* TASK DETAILS: Copy exactly the lines from the start of the material through the line with "import pandas as pd". Pictures stay out of the copy.

* AVAILABLE DATA:
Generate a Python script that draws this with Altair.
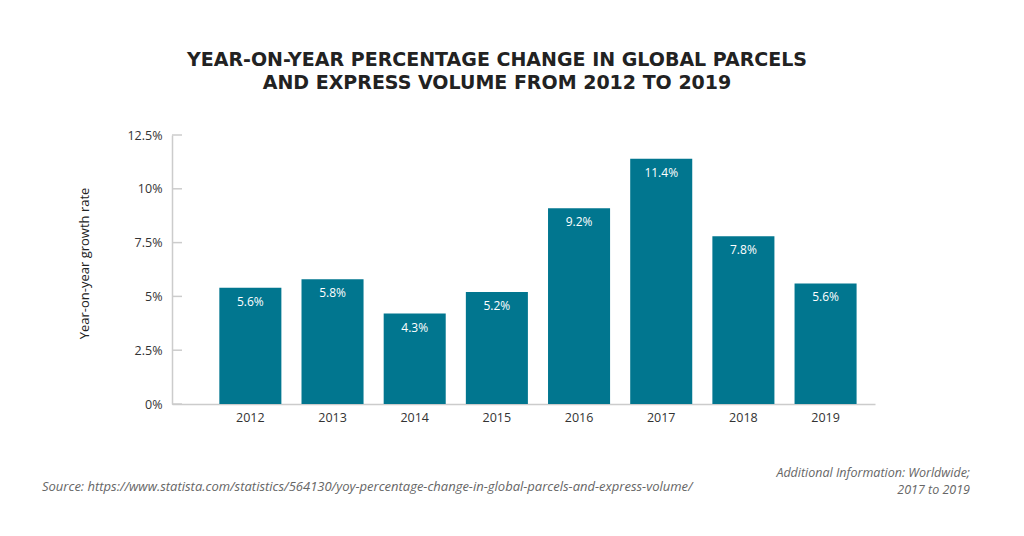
import altair as alt
import pandas as pd

years = ["2012", "2013", "2014", "2015", "2016", "2017", "2018", "2019"]
bar_values = [5.4, 5.8, 4.2, 5.2, 9.1, 11.4, 7.8, 5.6]
bar_labels = ["5.6%", "5.8%", "4.3%", "5.2%", "9.2%", "11.4%", "7.8%", "5.6%"]
y_ticks = [0, 2.5, 5, 7.5, 10, 12.5]

title_lines = ["YEAR-ON-YEAR PERCENTAGE CHANGE IN GLOBAL PARCELS",
               "AND EXPRESS VOLUME FROM 2012 TO 2019"]
source_text = "Source: https://www.statista.com/statistics/564130/yoy-percentage-change-in-global-parcels-and-express-volume/"
info_lines = ["Additional Information: Worldwide;", "2017 to 2019"]

FONT = "Open Sans"
BAR = "#01768f"
W, H = 703, 269

df = pd.DataFrame({"year": years, "value": bar_values, "label": bar_labels})
ticks_df = pd.DataFrame({"v": y_ticks})
one = pd.DataFrame({"k": [0]})

x = alt.X("year:O",
          scale=alt.Scale(paddingInner=0.245, paddingOuter=0.4, align=0.72),
          axis=alt.Axis(title=None, labelAngle=0, ticks=False, domainColor="#cccccc",
                        domainWidth=1.5, labelPadding=7, labelFontSize=12.5,
                        labelColor="#333333", labelFont=FONT))
y = alt.Y("value:Q",
          scale=alt.Scale(domain=[0, 12.5], nice=False),
          axis=alt.Axis(values=y_ticks, labelExpr="datum.value + '%'", ticks=False,
                        grid=False, domainColor="#cccccc", domainWidth=1.5,
                        labelPadding=10, labelFontSize=12.5, labelColor="#333333",
                        labelFont=FONT, title="Year-on-year growth rate",
                        titleFont=FONT, titleFontSize=13, titleFontWeight="normal",
                        titleColor="#222222", titleX=-88, titleY=128,
                        titleBaseline="middle"))

bars = alt.Chart(df).mark_bar(color=BAR).encode(x=x, y=y)
labels = alt.Chart(df).mark_text(dy=14, color="white", fontSize=12, font=FONT,
                                 baseline="middle").encode(x="year:O", y="value:Q",
                                                           text="label:N")
tickmarks = alt.Chart(ticks_df).mark_rule(color="#cccccc", strokeWidth=1.5).encode(
    y=alt.Y("v:Q"), x=alt.value(0), x2=alt.value(10))

title = alt.Chart(one).mark_text(text=title_lines, fontSize=19, font="DejaVu Sans",
                                 fontWeight="bold", color="#222222", lineHeight=23,
                                 align="center", baseline="middle").encode(
    x=alt.value(325), y=alt.value(-75))
source = alt.Chart(one).mark_text(text=source_text, fontSize=13, font=FONT,
                                  fontStyle="italic", color="#666666",
                                  align="left", baseline="middle").encode(
    x=alt.value(-130), y=alt.value(352))
info1 = alt.Chart(one).mark_text(text=info_lines[0], fontSize=12.5, font=FONT,
                                 fontStyle="italic", color="#666666",
                                 align="right", baseline="middle").encode(
    x=alt.value(798), y=alt.value(338))
info2 = alt.Chart(one).mark_text(text=info_lines[1], fontSize=12.5, font=FONT,
                                 fontStyle="italic", color="#666666",
                                 align="right", baseline="middle").encode(
    x=alt.value(798), y=alt.value(355))

chart = alt.layer(bars, labels, tickmarks, title, source, info1, info2).properties(
    width=W, height=H,
    autosize=alt.AutoSizeParams(type="none"),
    padding={"left": 164, "top": 127, "right": 141, "bottom": 124},
    background="white",
).configure_view(stroke=None)

chart.save("out.html", embed_options={"renderer": "svg", "actions": False})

* EXERCISE RESULT:
Generate a Python script that draws this with Altair.
import altair as alt
import pandas as pd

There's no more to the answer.